**Your goal:** Retype each line of the material exactly, please, skipping any picture in it.

####################

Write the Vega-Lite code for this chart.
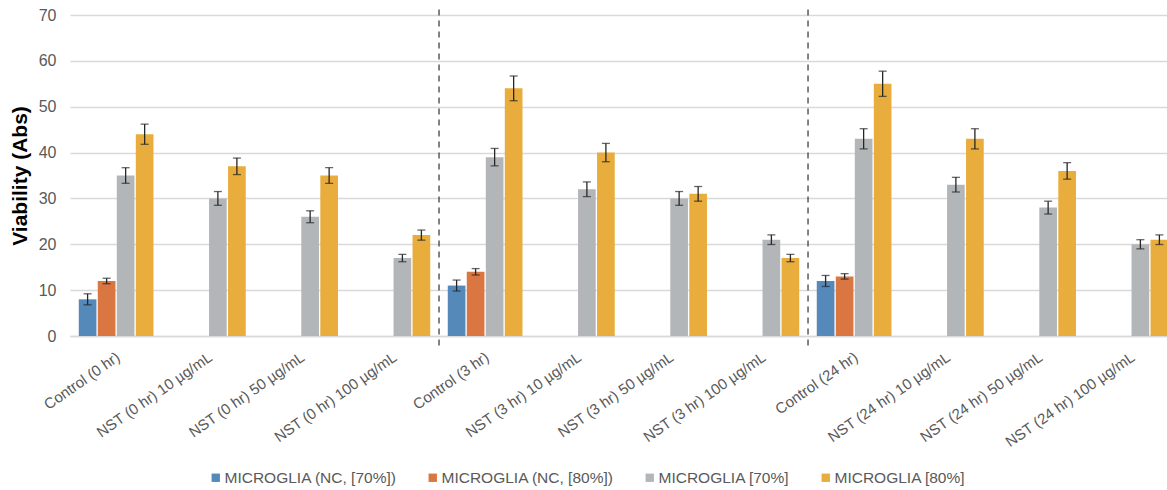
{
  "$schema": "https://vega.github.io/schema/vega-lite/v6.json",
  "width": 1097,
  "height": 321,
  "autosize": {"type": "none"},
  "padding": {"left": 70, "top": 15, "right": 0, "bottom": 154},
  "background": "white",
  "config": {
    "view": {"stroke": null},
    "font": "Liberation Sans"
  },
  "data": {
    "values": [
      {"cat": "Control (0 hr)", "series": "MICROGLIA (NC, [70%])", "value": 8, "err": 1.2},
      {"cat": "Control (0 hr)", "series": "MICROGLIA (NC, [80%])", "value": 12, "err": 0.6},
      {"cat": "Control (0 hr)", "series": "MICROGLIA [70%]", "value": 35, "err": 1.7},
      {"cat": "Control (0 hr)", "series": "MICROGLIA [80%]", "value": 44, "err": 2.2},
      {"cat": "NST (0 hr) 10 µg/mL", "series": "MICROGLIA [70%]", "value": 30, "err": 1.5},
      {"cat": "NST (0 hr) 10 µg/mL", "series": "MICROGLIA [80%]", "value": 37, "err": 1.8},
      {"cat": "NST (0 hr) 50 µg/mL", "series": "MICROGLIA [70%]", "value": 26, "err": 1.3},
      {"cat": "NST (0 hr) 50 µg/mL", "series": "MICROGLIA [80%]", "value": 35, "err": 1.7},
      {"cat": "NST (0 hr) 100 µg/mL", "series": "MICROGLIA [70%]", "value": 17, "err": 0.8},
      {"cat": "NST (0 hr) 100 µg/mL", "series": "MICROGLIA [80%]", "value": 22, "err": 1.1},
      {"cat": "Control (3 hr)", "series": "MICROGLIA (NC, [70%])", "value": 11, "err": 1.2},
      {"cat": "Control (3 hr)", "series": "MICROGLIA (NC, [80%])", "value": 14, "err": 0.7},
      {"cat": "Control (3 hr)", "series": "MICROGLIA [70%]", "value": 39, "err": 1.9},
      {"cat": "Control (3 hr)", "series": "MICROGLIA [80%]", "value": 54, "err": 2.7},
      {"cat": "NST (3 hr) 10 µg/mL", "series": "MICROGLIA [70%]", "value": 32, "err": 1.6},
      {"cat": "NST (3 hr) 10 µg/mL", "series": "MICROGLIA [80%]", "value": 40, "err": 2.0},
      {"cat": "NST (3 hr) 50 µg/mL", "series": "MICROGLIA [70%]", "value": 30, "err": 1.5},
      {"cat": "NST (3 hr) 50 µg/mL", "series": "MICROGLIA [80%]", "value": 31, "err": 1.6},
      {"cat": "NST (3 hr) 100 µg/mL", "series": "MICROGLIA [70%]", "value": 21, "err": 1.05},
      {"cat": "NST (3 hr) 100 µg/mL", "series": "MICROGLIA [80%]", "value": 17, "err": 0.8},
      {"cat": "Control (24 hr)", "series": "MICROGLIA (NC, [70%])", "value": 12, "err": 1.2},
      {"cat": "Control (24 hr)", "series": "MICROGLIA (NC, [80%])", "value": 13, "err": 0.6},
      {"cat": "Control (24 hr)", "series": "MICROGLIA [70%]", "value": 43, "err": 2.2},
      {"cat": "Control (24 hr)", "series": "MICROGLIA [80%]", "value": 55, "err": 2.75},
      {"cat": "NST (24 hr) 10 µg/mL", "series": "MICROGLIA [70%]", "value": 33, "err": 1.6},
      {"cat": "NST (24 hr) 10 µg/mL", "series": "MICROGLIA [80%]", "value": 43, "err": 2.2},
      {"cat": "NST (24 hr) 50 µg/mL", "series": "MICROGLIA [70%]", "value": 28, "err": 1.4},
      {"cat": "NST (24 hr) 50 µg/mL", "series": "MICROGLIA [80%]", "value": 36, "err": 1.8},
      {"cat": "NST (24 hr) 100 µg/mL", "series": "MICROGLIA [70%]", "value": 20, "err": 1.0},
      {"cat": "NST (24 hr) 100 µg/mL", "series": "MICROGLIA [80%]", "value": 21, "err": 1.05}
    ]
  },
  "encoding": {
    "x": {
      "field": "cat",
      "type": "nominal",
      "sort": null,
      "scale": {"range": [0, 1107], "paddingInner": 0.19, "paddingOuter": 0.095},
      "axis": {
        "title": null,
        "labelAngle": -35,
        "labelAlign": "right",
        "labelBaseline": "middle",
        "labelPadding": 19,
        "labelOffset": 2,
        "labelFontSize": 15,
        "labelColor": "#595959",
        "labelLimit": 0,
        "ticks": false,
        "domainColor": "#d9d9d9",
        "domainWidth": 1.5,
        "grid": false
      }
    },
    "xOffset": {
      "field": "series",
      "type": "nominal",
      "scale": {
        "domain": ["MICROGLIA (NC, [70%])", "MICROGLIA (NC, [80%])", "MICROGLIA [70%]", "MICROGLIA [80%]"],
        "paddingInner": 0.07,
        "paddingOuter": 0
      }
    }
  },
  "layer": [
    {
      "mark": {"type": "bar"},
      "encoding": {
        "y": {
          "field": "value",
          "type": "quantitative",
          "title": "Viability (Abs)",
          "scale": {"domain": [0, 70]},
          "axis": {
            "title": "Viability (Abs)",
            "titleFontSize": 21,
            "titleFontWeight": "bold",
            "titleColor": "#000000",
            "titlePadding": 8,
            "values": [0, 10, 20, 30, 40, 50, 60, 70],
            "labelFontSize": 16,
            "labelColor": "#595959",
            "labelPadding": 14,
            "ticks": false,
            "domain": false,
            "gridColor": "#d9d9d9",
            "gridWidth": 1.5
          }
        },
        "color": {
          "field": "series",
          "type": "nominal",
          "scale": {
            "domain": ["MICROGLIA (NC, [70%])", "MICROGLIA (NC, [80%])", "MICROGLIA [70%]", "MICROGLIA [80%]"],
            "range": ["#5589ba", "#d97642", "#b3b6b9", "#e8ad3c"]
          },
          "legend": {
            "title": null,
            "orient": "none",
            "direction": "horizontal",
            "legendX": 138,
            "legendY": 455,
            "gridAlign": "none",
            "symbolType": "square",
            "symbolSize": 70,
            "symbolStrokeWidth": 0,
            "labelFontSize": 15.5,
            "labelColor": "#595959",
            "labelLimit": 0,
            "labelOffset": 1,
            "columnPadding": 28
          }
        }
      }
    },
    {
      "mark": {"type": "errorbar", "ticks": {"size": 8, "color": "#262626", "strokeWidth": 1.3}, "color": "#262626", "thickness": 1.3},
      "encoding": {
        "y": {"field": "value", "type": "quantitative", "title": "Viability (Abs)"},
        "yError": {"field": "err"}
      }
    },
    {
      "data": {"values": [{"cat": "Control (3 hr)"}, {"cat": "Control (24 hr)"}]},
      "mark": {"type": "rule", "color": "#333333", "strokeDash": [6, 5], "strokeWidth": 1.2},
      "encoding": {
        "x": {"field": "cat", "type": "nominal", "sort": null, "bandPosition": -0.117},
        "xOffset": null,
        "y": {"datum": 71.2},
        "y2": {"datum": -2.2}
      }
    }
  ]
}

####################

**Answer:**
Write the Vega-Lite code for this chart.
{
  "$schema": "https://vega.github.io/schema/vega-lite/v6.json",
  "width": 1097,
  "height": 321,
  "autosize": {"type": "none"},
  "padding": {"left": 70, "top": 15, "right": 0, "bottom": 154},
  "background": "white",
  "config": {
    "view": {"stroke": null},
    "font": "Liberation Sans"
  },
  "data": {
    "values": [
      {"cat": "Control (0 hr)", "series": "MICROGLIA (NC, [70%])", "value": 8, "err": 1.2},
      {"cat": "Control (0 hr)", "series": "MICROGLIA (NC, [80%])", "value": 12, "err": 0.6},
      {"cat": "Control (0 hr)", "series": "MICROGLIA [70%]", "value": 35, "err": 1.7},
      {"cat": "Control (0 hr)", "series": "MICROGLIA [80%]", "value": 44, "err": 2.2},
      {"cat": "NST (0 hr) 10 µg/mL", "series": "MICROGLIA [70%]", "value": 30, "err": 1.5},
      {"cat": "NST (0 hr) 10 µg/mL", "series": "MICROGLIA [80%]", "value": 37, "err": 1.8},
      {"cat": "NST (0 hr) 50 µg/mL", "series": "MICROGLIA [70%]", "value": 26, "err": 1.3},
      {"cat": "NST (0 hr) 50 µg/mL", "series": "MICROGLIA [80%]", "value": 35, "err": 1.7},
      {"cat": "NST (0 hr) 100 µg/mL", "series": "MICROGLIA [70%]", "value": 17, "err": 0.8},
      {"cat": "NST (0 hr) 100 µg/mL", "series": "MICROGLIA [80%]", "value": 22, "err": 1.1},
      {"cat": "Control (3 hr)", "series": "MICROGLIA (NC, [70%])", "value": 11, "err": 1.2},
      {"cat": "Control (3 hr)", "series": "MICROGLIA (NC, [80%])", "value": 14, "err": 0.7},
      {"cat": "Control (3 hr)", "series": "MICROGLIA [70%]", "value": 39, "err": 1.9},
      {"cat": "Control (3 hr)", "series": "MICROGLIA [80%]", "value": 54, "err": 2.7},
      {"cat": "NST (3 hr) 10 µg/mL", "series": "MICROGLIA [70%]", "value": 32, "err": 1.6},
      {"cat": "NST (3 hr) 10 µg/mL", "series": "MICROGLIA [80%]", "value": 40, "err": 2.0},
      {"cat": "NST (3 hr) 50 µg/mL", "series": "MICROGLIA [70%]", "value": 30, "err": 1.5},
      {"cat": "NST (3 hr) 50 µg/mL", "series": "MICROGLIA [80%]", "value": 31, "err": 1.6},
      {"cat": "NST (3 hr) 100 µg/mL", "series": "MICROGLIA [70%]", "value": 21, "err": 1.05},
      {"cat": "NST (3 hr) 100 µg/mL", "series": "MICROGLIA [80%]", "value": 17, "err": 0.8},
      {"cat": "Control (24 hr)", "series": "MICROGLIA (NC, [70%])", "value": 12, "err": 1.2},
      {"cat": "Control (24 hr)", "series": "MICROGLIA (NC, [80%])", "value": 13, "err": 0.6},
      {"cat": "Control (24 hr)", "series": "MICROGLIA [70%]", "value": 43, "err": 2.2},
      {"cat": "Control (24 hr)", "series": "MICROGLIA [80%]", "value": 55, "err": 2.75},
      {"cat": "NST (24 hr) 10 µg/mL", "series": "MICROGLIA [70%]", "value": 33, "err": 1.6},
      {"cat": "NST (24 hr) 10 µg/mL", "series": "MICROGLIA [80%]", "value": 43, "err": 2.2},
      {"cat": "NST (24 hr) 50 µg/mL", "series": "MICROGLIA [70%]", "value": 28, "err": 1.4},
      {"cat": "NST (24 hr) 50 µg/mL", "series": "MICROGLIA [80%]", "value": 36, "err": 1.8},
      {"cat": "NST (24 hr) 100 µg/mL", "series": "MICROGLIA [70%]", "value": 20, "err": 1.0},
      {"cat": "NST (24 hr) 100 µg/mL", "series": "MICROGLIA [80%]", "value": 21, "err": 1.05}
    ]
  },
  "encoding": {
    "x": {
      "field": "cat",
      "type": "nominal",
      "sort": null,
      "scale": {"range": [0, 1107], "paddingInner": 0.19, "paddingOuter": 0.095},
      "axis": {
        "title": null,
        "labelAngle": -35,
        "labelAlign": "right",
        "labelBaseline": "middle",
        "labelPadding": 19,
        "labelOffset": 2,
        "labelFontSize": 15,
        "labelColor": "#595959",
        "labelLimit": 0,
        "ticks": false,
        "domainColor": "#d9d9d9",
        "domainWidth": 1.5,
        "grid": false
      }
    },
    "xOffset": {
      "field": "series",
      "type": "nominal",
      "scale": {
        "domain": ["MICROGLIA (NC, [70%])", "MICROGLIA (NC, [80%])", "MICROGLIA [70%]", "MICROGLIA [80%]"],
        "paddingInner": 0.07,
        "paddingOuter": 0
      }
    }
  },
  "layer": [
    {
      "mark": {"type": "bar"},
      "encoding": {
        "y": {
          "field": "value",
          "type": "quantitative",
          "title": "Viability (Abs)",
          "scale": {"domain": [0, 70]},
          "axis": {
            "title": "Viability (Abs)",
            "titleFontSize": 21,
            "titleFontWeight": "bold",
            "titleColor": "#000000",
            "titlePadding": 8,
            "values": [0, 10, 20, 30, 40, 50, 60, 70],
            "labelFontSize": 16,
            "labelColor": "#595959",
            "labelPadding": 14,
            "ticks": false,
            "domain": false,
            "gridColor": "#d9d9d9",
            "gridWidth": 1.5
          }
        },
        "color": {
          "field": "series",
          "type": "nominal",
          "scale": {
            "domain": ["MICROGLIA (NC, [70%])", "MICROGLIA (NC, [80%])", "MICROGLIA [70%]", "MICROGLIA [80%]"],
            "range": ["#5589ba", "#d97642", "#b3b6b9", "#e8ad3c"]
          },
          "legend": {
            "title": null,
            "orient": "none",
            "direction": "horizontal",
            "legendX": 138,
            "legendY": 455,
            "gridAlign": "none",
            "symbolType": "square",
            "symbolSize": 70,
            "symbolStrokeWidth": 0,
            "labelFontSize": 15.5,
            "labelColor": "#595959",
            "labelLimit": 0,
            "labelOffset": 1,
            "columnPadding": 28
          }
        }
      }
    },
    {
      "mark": {"type": "errorbar", "ticks": {"size": 8, "color": "#262626", "strokeWidth": 1.3}, "color": "#262626", "thickness": 1.3},
      "encoding": {
        "y": {"field": "value", "type": "quantitative", "title": "Viability (Abs)"},
        "yError": {"field": "err"}
      }
    },
    {
      "data": {"values": [{"cat": "Control (3 hr)"}, {"cat": "Control (24 hr)"}]},
      "mark": {"type": "rule", "color": "#333333", "strokeDash": [6, 5], "strokeWidth": 1.2},
      "encoding": {
        "x": {"field": "cat", "type": "nominal", "sort": null, "bandPosition": -0.117},
        "xOffset": null,
        "y": {"datum": 71.2},
        "y2": {"datum": -2.2}
      }
    }
  ]
}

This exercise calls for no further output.